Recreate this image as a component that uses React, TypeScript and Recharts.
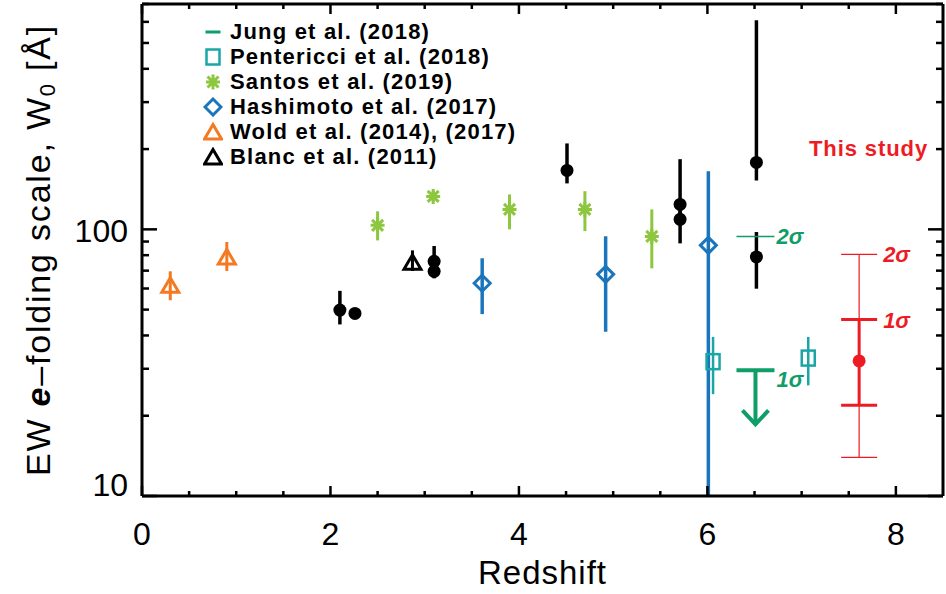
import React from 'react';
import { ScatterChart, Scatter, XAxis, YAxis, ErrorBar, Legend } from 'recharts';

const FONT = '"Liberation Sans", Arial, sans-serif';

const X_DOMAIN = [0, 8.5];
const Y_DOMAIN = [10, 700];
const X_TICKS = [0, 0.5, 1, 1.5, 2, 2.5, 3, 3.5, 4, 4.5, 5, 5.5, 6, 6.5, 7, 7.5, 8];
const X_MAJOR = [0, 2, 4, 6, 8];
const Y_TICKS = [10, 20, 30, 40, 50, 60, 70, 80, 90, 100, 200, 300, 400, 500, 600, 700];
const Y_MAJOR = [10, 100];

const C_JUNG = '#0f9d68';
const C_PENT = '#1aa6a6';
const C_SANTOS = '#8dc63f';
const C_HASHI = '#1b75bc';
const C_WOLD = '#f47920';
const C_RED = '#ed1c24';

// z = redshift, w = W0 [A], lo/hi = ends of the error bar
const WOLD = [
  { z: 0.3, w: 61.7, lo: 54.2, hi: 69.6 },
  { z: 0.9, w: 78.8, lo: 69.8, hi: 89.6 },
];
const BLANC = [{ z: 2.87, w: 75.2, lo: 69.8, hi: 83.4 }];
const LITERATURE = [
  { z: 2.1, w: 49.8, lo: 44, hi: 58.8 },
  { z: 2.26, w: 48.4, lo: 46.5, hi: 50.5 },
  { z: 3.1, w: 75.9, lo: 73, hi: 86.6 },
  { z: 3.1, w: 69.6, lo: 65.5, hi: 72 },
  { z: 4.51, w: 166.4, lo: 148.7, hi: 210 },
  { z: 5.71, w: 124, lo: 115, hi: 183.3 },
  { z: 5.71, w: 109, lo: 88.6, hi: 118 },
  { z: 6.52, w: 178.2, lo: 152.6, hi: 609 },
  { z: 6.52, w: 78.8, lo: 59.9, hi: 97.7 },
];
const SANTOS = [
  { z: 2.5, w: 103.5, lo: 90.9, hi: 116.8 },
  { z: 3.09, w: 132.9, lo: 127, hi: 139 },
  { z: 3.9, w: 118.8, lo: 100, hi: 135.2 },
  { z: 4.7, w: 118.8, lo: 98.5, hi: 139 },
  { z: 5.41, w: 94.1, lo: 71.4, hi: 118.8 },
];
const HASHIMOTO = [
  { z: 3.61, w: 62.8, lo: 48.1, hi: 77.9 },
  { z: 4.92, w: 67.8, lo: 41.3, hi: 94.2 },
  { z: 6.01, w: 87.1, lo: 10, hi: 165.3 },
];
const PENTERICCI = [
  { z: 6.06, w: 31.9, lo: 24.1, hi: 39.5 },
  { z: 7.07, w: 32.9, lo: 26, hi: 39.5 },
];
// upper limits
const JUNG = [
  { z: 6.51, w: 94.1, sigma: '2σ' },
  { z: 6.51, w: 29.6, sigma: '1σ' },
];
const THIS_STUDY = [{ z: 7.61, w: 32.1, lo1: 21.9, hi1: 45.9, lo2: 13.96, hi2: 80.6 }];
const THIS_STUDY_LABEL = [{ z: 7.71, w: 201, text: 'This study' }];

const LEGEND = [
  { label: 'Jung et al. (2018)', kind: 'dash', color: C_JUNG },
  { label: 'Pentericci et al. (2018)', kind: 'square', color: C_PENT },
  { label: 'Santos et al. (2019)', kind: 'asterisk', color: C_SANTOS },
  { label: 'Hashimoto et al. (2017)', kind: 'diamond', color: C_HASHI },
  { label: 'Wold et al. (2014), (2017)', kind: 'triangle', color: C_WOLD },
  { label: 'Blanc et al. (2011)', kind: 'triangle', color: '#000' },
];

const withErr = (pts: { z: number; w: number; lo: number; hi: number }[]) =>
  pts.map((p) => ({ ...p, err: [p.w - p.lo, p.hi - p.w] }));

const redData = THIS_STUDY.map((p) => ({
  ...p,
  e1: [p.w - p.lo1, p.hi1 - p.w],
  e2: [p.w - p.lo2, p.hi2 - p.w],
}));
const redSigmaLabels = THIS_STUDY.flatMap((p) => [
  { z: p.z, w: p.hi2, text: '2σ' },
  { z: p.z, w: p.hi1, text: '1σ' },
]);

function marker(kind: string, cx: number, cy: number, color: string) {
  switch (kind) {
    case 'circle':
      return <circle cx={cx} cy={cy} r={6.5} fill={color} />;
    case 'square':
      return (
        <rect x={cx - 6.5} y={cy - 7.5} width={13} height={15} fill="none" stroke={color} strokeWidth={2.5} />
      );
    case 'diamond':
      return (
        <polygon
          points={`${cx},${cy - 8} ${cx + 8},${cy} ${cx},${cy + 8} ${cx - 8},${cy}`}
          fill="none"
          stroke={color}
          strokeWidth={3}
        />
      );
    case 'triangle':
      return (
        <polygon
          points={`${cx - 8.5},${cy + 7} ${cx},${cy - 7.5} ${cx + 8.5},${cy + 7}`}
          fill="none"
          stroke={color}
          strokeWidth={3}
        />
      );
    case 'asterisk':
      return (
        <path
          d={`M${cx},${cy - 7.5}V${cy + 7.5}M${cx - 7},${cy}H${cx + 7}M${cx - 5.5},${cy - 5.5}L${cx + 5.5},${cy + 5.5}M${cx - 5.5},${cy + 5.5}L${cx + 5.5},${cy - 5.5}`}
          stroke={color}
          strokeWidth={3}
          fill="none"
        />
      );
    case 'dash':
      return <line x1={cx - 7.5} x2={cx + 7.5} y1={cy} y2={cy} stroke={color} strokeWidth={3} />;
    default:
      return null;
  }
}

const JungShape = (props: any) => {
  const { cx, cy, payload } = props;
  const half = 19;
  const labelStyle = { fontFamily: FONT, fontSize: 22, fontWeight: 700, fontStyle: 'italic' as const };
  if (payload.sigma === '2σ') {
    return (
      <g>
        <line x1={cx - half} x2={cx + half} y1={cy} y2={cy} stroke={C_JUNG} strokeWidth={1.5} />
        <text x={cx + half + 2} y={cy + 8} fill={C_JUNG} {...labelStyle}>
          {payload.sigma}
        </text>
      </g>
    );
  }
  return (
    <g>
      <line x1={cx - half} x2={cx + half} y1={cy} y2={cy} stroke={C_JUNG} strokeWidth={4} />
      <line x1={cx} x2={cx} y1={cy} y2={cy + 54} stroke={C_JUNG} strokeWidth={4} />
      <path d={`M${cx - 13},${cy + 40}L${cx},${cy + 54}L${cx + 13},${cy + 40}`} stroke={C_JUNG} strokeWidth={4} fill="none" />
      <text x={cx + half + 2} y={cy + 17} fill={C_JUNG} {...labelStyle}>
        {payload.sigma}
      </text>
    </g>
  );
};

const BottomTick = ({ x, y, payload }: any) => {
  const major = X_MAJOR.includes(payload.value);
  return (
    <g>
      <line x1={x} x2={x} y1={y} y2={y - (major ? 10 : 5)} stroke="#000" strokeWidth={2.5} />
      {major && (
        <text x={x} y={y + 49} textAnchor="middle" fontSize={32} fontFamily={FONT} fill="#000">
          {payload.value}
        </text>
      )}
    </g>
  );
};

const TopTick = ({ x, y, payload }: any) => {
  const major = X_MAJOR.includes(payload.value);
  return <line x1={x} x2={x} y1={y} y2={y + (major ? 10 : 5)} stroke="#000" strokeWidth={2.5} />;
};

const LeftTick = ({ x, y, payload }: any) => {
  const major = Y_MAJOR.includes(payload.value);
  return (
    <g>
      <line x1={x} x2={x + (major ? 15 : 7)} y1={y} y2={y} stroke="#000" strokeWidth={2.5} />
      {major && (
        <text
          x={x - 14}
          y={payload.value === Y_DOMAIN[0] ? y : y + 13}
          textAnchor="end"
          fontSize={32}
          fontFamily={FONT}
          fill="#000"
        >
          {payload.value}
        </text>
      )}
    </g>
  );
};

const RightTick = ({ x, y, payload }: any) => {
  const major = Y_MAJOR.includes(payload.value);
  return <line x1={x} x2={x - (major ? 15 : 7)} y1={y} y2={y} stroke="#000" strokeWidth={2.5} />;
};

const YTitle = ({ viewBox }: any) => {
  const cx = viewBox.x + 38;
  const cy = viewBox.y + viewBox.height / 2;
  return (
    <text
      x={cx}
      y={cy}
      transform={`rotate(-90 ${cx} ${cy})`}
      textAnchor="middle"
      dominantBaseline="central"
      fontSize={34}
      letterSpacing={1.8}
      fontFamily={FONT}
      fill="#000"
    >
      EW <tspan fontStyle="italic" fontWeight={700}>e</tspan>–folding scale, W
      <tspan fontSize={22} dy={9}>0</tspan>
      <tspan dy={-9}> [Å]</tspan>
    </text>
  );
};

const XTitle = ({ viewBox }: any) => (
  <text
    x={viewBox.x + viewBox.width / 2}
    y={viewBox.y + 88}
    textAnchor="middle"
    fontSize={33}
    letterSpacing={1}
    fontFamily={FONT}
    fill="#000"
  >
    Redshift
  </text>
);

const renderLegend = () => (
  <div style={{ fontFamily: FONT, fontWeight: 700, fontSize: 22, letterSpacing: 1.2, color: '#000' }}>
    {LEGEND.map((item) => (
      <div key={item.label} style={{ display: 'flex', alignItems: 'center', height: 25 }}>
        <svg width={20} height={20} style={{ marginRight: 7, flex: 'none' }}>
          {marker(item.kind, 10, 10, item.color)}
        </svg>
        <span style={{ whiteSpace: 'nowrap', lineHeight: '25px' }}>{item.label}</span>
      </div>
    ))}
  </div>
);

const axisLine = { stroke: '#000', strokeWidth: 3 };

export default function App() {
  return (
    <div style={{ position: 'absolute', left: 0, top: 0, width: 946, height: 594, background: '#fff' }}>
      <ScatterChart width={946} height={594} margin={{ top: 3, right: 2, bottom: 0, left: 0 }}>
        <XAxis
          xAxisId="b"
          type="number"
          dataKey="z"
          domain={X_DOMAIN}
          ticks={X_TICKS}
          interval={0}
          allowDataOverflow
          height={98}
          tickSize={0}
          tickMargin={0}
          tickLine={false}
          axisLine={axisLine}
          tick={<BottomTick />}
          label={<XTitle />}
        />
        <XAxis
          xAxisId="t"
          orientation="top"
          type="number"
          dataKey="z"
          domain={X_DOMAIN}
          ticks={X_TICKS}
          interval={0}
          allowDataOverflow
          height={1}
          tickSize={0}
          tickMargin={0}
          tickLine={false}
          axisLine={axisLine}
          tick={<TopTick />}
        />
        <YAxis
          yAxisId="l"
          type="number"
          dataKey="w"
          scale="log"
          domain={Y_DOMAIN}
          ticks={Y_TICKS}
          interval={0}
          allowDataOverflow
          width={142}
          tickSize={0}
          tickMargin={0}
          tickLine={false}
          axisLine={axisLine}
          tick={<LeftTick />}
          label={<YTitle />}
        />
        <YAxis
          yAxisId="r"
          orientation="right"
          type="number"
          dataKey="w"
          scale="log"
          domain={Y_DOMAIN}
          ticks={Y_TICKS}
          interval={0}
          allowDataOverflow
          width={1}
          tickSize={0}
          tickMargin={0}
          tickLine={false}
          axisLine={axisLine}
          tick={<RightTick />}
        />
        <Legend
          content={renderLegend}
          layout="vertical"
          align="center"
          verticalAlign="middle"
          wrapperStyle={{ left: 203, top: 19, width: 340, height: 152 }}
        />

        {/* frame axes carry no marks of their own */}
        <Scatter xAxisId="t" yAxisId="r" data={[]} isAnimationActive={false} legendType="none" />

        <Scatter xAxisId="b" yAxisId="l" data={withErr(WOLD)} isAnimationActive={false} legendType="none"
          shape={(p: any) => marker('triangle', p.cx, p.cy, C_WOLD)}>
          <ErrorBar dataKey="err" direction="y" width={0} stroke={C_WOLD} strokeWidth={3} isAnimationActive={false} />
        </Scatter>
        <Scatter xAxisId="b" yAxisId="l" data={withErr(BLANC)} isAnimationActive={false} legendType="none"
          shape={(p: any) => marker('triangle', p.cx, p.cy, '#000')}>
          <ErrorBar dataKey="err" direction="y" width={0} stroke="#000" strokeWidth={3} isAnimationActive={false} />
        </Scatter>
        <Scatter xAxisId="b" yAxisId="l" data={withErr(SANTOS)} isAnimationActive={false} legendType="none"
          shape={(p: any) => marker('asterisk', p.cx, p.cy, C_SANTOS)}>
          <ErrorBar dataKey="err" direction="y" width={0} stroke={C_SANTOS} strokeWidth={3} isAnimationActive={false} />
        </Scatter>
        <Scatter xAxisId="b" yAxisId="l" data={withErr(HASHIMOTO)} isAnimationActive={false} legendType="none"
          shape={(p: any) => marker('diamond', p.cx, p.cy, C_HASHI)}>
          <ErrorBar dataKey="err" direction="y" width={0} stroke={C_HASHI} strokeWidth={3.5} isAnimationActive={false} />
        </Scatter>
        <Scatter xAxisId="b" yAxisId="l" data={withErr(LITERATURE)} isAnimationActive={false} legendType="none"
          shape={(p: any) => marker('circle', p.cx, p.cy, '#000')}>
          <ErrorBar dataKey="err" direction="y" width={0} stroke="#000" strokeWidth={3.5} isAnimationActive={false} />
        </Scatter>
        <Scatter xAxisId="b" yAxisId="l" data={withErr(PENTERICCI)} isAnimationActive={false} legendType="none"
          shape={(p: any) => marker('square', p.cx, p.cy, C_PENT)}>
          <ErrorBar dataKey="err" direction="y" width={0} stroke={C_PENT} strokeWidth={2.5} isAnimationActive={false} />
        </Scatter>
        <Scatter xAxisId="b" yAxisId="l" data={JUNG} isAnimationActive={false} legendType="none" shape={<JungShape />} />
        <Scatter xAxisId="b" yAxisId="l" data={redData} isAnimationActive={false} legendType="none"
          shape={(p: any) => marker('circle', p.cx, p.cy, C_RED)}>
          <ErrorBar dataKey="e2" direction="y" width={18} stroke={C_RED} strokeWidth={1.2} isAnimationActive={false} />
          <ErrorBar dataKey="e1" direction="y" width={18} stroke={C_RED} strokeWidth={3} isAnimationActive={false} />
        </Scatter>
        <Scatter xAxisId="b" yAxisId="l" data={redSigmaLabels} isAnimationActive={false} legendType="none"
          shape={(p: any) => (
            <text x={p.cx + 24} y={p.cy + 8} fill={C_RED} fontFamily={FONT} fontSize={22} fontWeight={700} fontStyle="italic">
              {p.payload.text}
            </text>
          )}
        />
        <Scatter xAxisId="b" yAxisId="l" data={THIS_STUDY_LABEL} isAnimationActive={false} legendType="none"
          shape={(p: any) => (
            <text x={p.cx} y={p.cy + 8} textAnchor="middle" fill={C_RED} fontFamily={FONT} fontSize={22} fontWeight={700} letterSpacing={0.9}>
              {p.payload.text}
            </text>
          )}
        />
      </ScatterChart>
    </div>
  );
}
--- --- ---
Instructions for the task
From the material above, copy each line that includes the word "React".

The response
Recreate this image as a component that uses React, TypeScript and Recharts.
import React from 'react';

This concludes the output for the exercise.